#### REQUIREMENT:
In the entries below, find the line containing "Output the Python" and the line containing "plt.rcParams['font.family'] = ['Noto". Copy those two lines and everything between them exactly, and only that.

#### TASK MATERIAL:

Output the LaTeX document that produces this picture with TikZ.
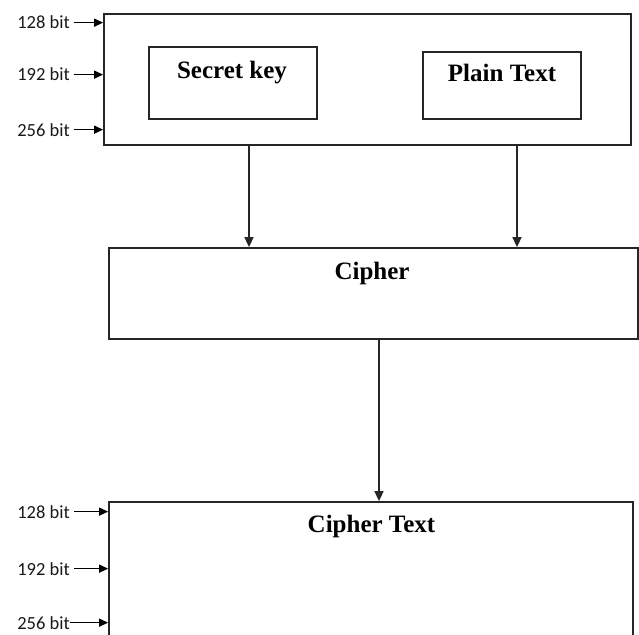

--

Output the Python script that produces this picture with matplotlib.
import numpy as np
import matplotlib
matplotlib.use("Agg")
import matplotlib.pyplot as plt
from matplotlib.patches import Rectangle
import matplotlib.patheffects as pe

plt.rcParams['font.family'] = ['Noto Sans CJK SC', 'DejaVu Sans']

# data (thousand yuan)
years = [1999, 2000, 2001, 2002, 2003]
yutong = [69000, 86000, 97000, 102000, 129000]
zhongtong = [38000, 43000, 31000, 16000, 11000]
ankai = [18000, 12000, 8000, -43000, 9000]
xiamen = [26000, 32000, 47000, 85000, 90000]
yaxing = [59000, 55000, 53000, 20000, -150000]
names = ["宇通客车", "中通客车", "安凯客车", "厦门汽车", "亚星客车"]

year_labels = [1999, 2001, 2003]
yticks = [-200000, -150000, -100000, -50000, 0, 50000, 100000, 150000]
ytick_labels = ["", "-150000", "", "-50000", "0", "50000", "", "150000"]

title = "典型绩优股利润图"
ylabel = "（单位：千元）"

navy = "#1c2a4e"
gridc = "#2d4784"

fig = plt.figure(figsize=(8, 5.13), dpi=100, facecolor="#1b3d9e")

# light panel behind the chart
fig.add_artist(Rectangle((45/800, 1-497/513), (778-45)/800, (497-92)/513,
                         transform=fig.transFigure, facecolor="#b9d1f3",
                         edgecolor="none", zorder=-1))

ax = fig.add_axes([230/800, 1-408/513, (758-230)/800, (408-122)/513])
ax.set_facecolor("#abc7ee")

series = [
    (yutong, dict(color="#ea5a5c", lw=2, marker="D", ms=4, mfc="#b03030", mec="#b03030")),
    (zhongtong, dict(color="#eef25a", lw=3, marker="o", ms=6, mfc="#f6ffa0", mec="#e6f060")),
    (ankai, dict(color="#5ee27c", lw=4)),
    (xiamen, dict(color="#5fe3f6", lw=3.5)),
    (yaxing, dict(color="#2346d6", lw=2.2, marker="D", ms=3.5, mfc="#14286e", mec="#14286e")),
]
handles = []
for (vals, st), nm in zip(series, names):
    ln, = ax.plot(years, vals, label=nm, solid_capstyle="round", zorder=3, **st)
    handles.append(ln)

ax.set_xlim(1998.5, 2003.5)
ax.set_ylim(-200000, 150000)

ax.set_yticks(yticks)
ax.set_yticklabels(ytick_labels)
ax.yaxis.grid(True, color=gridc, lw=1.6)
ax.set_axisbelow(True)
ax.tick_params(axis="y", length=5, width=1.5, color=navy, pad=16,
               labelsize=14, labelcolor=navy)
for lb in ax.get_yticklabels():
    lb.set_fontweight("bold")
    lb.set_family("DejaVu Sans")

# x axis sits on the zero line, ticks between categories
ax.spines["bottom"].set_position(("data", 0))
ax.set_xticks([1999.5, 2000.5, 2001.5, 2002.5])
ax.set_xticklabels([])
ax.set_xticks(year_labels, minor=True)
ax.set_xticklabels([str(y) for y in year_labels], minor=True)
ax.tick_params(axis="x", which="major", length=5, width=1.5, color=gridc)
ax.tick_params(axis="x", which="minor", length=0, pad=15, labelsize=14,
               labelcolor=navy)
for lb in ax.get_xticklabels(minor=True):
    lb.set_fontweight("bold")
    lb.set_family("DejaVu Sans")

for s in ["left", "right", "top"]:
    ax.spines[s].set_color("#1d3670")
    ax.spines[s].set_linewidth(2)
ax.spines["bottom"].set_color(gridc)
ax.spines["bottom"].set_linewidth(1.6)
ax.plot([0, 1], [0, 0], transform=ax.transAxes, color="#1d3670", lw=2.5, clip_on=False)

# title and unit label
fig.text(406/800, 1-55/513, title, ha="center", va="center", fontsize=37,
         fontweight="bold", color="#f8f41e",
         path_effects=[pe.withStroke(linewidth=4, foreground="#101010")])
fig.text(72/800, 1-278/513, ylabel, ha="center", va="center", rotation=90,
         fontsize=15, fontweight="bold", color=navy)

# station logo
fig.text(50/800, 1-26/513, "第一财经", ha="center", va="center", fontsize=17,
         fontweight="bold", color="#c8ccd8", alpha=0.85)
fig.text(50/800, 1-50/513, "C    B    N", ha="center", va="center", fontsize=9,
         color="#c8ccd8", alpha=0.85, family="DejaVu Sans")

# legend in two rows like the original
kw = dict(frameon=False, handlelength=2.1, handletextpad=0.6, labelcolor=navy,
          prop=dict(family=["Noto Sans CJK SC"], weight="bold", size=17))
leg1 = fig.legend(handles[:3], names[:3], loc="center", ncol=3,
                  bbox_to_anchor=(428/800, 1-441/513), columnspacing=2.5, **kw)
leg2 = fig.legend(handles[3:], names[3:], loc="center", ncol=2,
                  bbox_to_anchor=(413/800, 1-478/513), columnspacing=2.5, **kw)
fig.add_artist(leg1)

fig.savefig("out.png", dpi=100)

---

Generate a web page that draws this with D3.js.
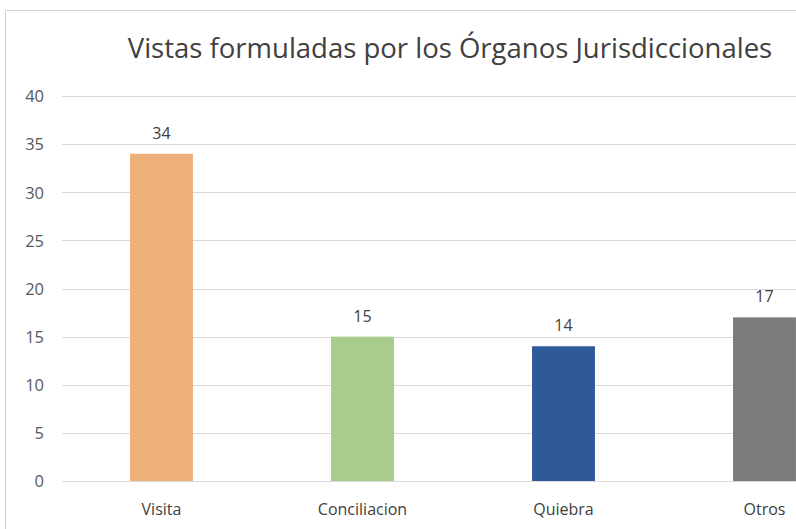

#### CORRECT OUTPUT:
Output the Python script that produces this picture with matplotlib.
import numpy as np
import matplotlib
matplotlib.use("Agg")
import matplotlib.pyplot as plt
from matplotlib.patches import Rectangle
import matplotlib.patheffects as pe

plt.rcParams['font.family'] = ['Noto Sans CJK SC', 'DejaVu Sans']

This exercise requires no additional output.